La peste a Firenze
Una malattia che uccise 100mila persone
lunedì 15 aprile 2019 13:59
La peste a Firenze fece la sua prima comparsa, secondo M.S. Mazzi, nel 1348 e ridusse la popolazione del 28%. Fu, probabilmente, l'epidemia peggiore poichè trovò la città totalmente impreparata. Le scarse condizioni igeniche in cui versava la popolazione e la maltrunizione favorirono il diffondersi dell'epidemia.
In concomitanza con la peste nera ci fu anche una terribile crisi economica: diminuì la richiesta di prodotti artigianali crreando disoccupazione e problemi alle botteghe dei mercanti e molte banche fallirono poicè i sovrani d'Europa a cui avevano prestato soldi non riuscivano a rendere loro il denaro.
Secondo le conoscenze dell'epoca, in parte riportate da Giovanni Boccaccio nel Decameron, la malattia aveva avuto origine nell'India Superiore e si manifestava con ghiandole che sputavano sangue nella zona delle ascelle e dell'inguine. Secondo Matteo Villani il male era stato portato in Occidente "da dodici maledette galee genovesi che troppo tardi vennero cacciati dai porti" e si manifestò in primavera, nel mese di marzo.
Dopo la prima ondata della malattia Firenze iniziò a correre ai ripari: secondo i documenti dell'epoca si istituì una profondità di sepoltura standard per evitare i contagi attraverso i cadaveri. Prima di questa ordinanza i corpi venivano disposti in fosse comuni, separati da un velo di terra. Nel 1448 si istituì un organismo permamente di "governo" che doveva occuparsi del problema della pesta quando la malattia si ripresentava.
La morte nera, infatti, ricomparve a fasi alterne fino al 1630, provocando ogni volta numerose vittime, nonostante le misure sanitarie sempre crescenti. I possibili contagiati erano obbligati a portare un pezzetto di stoffa bianca attaccato ai vestiti, per dare modo agli altri di "proteggersi" dal contagio. Non esistevano medicine specifiche, i truffatori erano moltissimi e in molti angoli della città si promettevano magici rimedi che evitavano il contagio da questa malattia. Il rimedio più comune era quello di camminare per le strade, evitando comunque di stare per troppo tempo all'aperto, con un mazzetto di erbe e fiori selvatici e aromatici sotto il naso.

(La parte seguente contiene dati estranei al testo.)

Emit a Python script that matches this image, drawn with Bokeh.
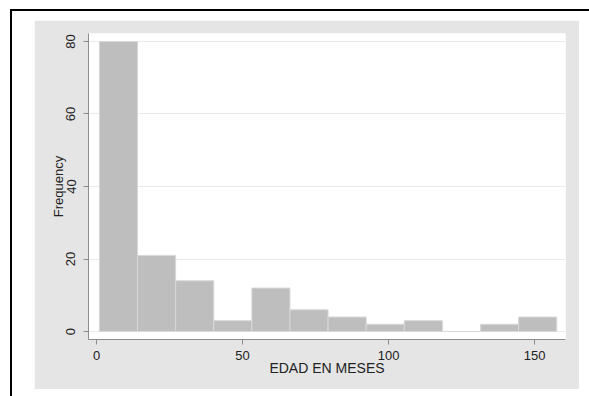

I malati di peste venivano rinchiusi nei lazzaretti, ove spesso venivano lasciati morire. I corpi, dopo la dipartita, venivano bruciati. Gli orfani venivano raccolti nel convento di Santa Maria Novella e sfamati dai frati.
Nel cimitero dell'ospedale di Santa Maria Novella, nel 1898, fu ritrovata una lapide dove si legge "In questo cimitero sono seppelliti XX mila corpi e' quali morirono in questo luogo di peste l'anno MCCCCLXXIX". La lapide si trova adesso, secondo quanto riporta Luigi Pruneti, presso il convento di San Marco.